Retype each line exactly. Skip images.
** START **
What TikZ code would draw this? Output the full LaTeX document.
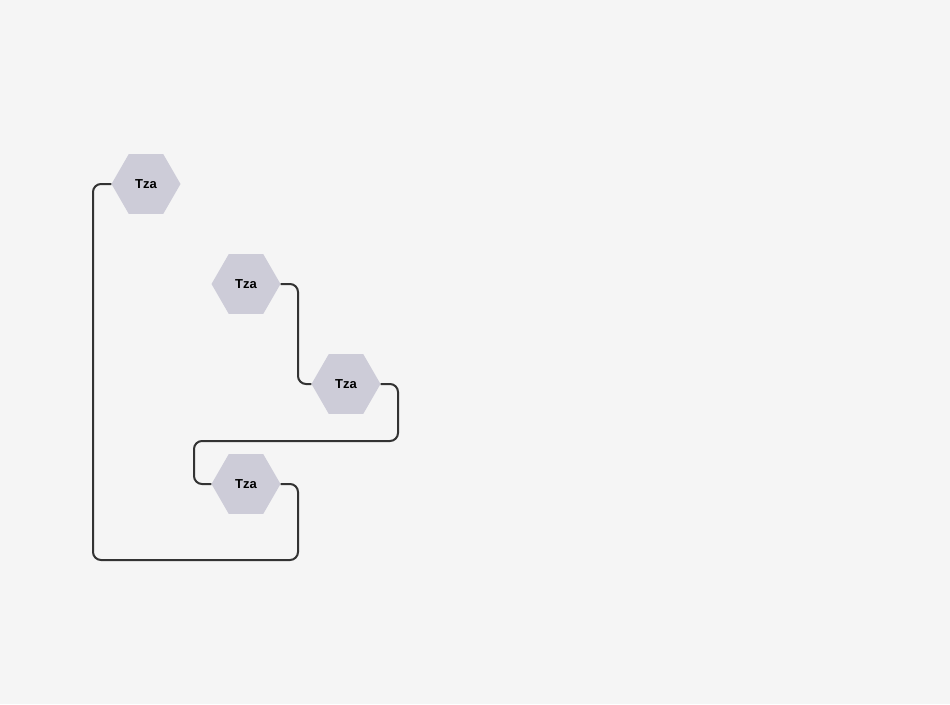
\documentclass[tikz,border=0pt]{standalone}
\usepackage{fontspec}
\setmainfont{Liberation Sans}
\usetikzlibrary{shapes.geometric}
\definecolor{bgc}{HTML}{F5F5F5}
\definecolor{hexc}{HTML}{CDCCD8}
\definecolor{linec}{HTML}{333333}
\tikzset{
  hexnode/.style={regular polygon, regular polygon sides=6, minimum size=69pt, inner sep=0pt,
    fill=hexc, draw=none, font=\fontsize{13}{15}\selectfont\bfseries, text=black},
  conn/.style={draw=linec, line width=2pt, rounded corners=8pt}
}
\begin{document}
\begin{tikzpicture}[x=1pt,y=-1pt]
\fill[bgc] (0,0) rectangle (950,704);
\useasboundingbox (0,0) rectangle (950,704);
\node[hexnode] (h1) at (146,184) {\raisebox{-1pt}{Tza}};
\node[hexnode] (h2) at (246,284) {\raisebox{-1pt}{Tza}};
\node[hexnode] (h3) at (346,384) {\raisebox{-1pt}{Tza}};
\node[hexnode] (h4) at (246,484) {\raisebox{-1pt}{Tza}};
\draw[conn] (h1.west) -- (93,184) -- (93,560) -- (298,560) -- (298,484) -- (h4.east);
\draw[conn] (h2.east) -- (298,284) -- (298,384) -- (h3.west);
\draw[conn] (h3.east) -- (398,384) -- (398,441) -- (194,441) -- (194,484) -- (h4.west);
\end{tikzpicture}
\end{document}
** END **
■ FULL RESPONSE
What TikZ code would draw this? Output the full LaTeX document.
\documentclass[tikz,border=0pt]{standalone}
\usepackage{fontspec}
\setmainfont{Liberation Sans}
\usetikzlibrary{shapes.geometric}
\definecolor{bgc}{HTML}{F5F5F5}
\definecolor{hexc}{HTML}{CDCCD8}
\definecolor{linec}{HTML}{333333}
\tikzset{
  hexnode/.style={regular polygon, regular polygon sides=6, minimum size=69pt, inner sep=0pt,
    fill=hexc, draw=none, font=\fontsize{13}{15}\selectfont\bfseries, text=black},
  conn/.style={draw=linec, line width=2pt, rounded corners=8pt}
}
\begin{document}
\begin{tikzpicture}[x=1pt,y=-1pt]
\fill[bgc] (0,0) rectangle (950,704);
\useasboundingbox (0,0) rectangle (950,704);
\node[hexnode] (h1) at (146,184) {\raisebox{-1pt}{Tza}};
\node[hexnode] (h2) at (246,284) {\raisebox{-1pt}{Tza}};
\node[hexnode] (h3) at (346,384) {\raisebox{-1pt}{Tza}};
\node[hexnode] (h4) at (246,484) {\raisebox{-1pt}{Tza}};
\draw[conn] (h1.west) -- (93,184) -- (93,560) -- (298,560) -- (298,484) -- (h4.east);
\draw[conn] (h2.east) -- (298,284) -- (298,384) -- (h3.west);
\draw[conn] (h3.east) -- (398,384) -- (398,441) -- (194,441) -- (194,484) -- (h4.west);
\end{tikzpicture}
\end{document}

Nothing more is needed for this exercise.